Exercise directions
Repeat each line exactly as it is written.

Data extract
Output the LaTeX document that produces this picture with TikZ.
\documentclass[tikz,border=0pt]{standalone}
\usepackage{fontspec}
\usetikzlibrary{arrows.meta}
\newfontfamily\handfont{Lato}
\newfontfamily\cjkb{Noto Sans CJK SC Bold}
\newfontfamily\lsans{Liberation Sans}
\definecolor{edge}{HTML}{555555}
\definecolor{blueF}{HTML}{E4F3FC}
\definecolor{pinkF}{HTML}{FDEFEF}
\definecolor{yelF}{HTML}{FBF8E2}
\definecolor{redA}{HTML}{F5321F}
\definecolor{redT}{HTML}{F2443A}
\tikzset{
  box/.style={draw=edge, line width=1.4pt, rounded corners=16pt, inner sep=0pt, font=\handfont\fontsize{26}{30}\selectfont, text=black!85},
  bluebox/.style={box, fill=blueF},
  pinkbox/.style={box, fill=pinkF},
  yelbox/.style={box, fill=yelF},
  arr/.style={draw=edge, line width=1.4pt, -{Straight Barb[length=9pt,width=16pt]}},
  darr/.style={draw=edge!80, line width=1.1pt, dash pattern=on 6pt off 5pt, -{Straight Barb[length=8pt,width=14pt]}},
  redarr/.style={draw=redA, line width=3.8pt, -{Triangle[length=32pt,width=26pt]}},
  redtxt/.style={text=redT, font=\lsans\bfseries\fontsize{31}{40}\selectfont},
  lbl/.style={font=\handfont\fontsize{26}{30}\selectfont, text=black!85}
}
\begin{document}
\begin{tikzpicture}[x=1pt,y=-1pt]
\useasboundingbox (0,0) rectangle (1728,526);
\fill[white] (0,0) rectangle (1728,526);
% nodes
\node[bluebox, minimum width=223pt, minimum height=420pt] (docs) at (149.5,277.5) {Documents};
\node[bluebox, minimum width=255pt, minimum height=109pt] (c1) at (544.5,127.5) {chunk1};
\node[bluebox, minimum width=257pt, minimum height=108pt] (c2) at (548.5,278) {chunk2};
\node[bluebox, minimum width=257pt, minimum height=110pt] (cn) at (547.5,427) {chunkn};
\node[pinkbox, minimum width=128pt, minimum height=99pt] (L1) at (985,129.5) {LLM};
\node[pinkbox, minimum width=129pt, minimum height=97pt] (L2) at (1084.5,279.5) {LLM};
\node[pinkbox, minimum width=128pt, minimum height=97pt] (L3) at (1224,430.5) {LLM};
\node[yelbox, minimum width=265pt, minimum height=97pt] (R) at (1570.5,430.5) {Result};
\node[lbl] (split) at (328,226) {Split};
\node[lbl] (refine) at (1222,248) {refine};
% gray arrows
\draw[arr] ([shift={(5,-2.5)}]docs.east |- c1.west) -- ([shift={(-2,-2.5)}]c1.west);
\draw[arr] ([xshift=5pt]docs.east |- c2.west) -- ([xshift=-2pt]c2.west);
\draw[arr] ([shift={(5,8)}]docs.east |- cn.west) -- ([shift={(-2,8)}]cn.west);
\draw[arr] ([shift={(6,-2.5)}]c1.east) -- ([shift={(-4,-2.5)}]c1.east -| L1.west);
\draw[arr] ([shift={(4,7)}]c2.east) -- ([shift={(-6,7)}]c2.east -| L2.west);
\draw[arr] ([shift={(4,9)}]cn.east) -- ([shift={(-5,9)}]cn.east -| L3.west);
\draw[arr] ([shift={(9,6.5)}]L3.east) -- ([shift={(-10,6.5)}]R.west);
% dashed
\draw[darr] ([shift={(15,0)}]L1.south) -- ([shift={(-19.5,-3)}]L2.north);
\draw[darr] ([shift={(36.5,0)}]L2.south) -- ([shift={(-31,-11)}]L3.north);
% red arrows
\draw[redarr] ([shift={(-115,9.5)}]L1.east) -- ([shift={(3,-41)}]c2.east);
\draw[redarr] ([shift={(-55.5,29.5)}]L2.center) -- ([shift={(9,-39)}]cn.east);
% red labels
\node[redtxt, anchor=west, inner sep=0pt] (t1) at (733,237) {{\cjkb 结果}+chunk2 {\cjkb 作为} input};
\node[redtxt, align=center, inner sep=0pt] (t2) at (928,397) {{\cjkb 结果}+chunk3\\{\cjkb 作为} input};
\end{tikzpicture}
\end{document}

The answer
Output the LaTeX document that produces this picture with TikZ.
\documentclass[tikz,border=0pt]{standalone}
\usepackage{fontspec}
\usetikzlibrary{arrows.meta}
\newfontfamily\handfont{Lato}
\newfontfamily\cjkb{Noto Sans CJK SC Bold}
\newfontfamily\lsans{Liberation Sans}
\definecolor{edge}{HTML}{555555}
\definecolor{blueF}{HTML}{E4F3FC}
\definecolor{pinkF}{HTML}{FDEFEF}
\definecolor{yelF}{HTML}{FBF8E2}
\definecolor{redA}{HTML}{F5321F}
\definecolor{redT}{HTML}{F2443A}
\tikzset{
  box/.style={draw=edge, line width=1.4pt, rounded corners=16pt, inner sep=0pt, font=\handfont\fontsize{26}{30}\selectfont, text=black!85},
  bluebox/.style={box, fill=blueF},
  pinkbox/.style={box, fill=pinkF},
  yelbox/.style={box, fill=yelF},
  arr/.style={draw=edge, line width=1.4pt, -{Straight Barb[length=9pt,width=16pt]}},
  darr/.style={draw=edge!80, line width=1.1pt, dash pattern=on 6pt off 5pt, -{Straight Barb[length=8pt,width=14pt]}},
  redarr/.style={draw=redA, line width=3.8pt, -{Triangle[length=32pt,width=26pt]}},
  redtxt/.style={text=redT, font=\lsans\bfseries\fontsize{31}{40}\selectfont},
  lbl/.style={font=\handfont\fontsize{26}{30}\selectfont, text=black!85}
}
\begin{document}
\begin{tikzpicture}[x=1pt,y=-1pt]
\useasboundingbox (0,0) rectangle (1728,526);
\fill[white] (0,0) rectangle (1728,526);
% nodes
\node[bluebox, minimum width=223pt, minimum height=420pt] (docs) at (149.5,277.5) {Documents};
\node[bluebox, minimum width=255pt, minimum height=109pt] (c1) at (544.5,127.5) {chunk1};
\node[bluebox, minimum width=257pt, minimum height=108pt] (c2) at (548.5,278) {chunk2};
\node[bluebox, minimum width=257pt, minimum height=110pt] (cn) at (547.5,427) {chunkn};
\node[pinkbox, minimum width=128pt, minimum height=99pt] (L1) at (985,129.5) {LLM};
\node[pinkbox, minimum width=129pt, minimum height=97pt] (L2) at (1084.5,279.5) {LLM};
\node[pinkbox, minimum width=128pt, minimum height=97pt] (L3) at (1224,430.5) {LLM};
\node[yelbox, minimum width=265pt, minimum height=97pt] (R) at (1570.5,430.5) {Result};
\node[lbl] (split) at (328,226) {Split};
\node[lbl] (refine) at (1222,248) {refine};
% gray arrows
\draw[arr] ([shift={(5,-2.5)}]docs.east |- c1.west) -- ([shift={(-2,-2.5)}]c1.west);
\draw[arr] ([xshift=5pt]docs.east |- c2.west) -- ([xshift=-2pt]c2.west);
\draw[arr] ([shift={(5,8)}]docs.east |- cn.west) -- ([shift={(-2,8)}]cn.west);
\draw[arr] ([shift={(6,-2.5)}]c1.east) -- ([shift={(-4,-2.5)}]c1.east -| L1.west);
\draw[arr] ([shift={(4,7)}]c2.east) -- ([shift={(-6,7)}]c2.east -| L2.west);
\draw[arr] ([shift={(4,9)}]cn.east) -- ([shift={(-5,9)}]cn.east -| L3.west);
\draw[arr] ([shift={(9,6.5)}]L3.east) -- ([shift={(-10,6.5)}]R.west);
% dashed
\draw[darr] ([shift={(15,0)}]L1.south) -- ([shift={(-19.5,-3)}]L2.north);
\draw[darr] ([shift={(36.5,0)}]L2.south) -- ([shift={(-31,-11)}]L3.north);
% red arrows
\draw[redarr] ([shift={(-115,9.5)}]L1.east) -- ([shift={(3,-41)}]c2.east);
\draw[redarr] ([shift={(-55.5,29.5)}]L2.center) -- ([shift={(9,-39)}]cn.east);
% red labels
\node[redtxt, anchor=west, inner sep=0pt] (t1) at (733,237) {{\cjkb 结果}+chunk2 {\cjkb 作为} input};
\node[redtxt, align=center, inner sep=0pt] (t2) at (928,397) {{\cjkb 结果}+chunk3\\{\cjkb 作为} input};
\end{tikzpicture}
\end{document}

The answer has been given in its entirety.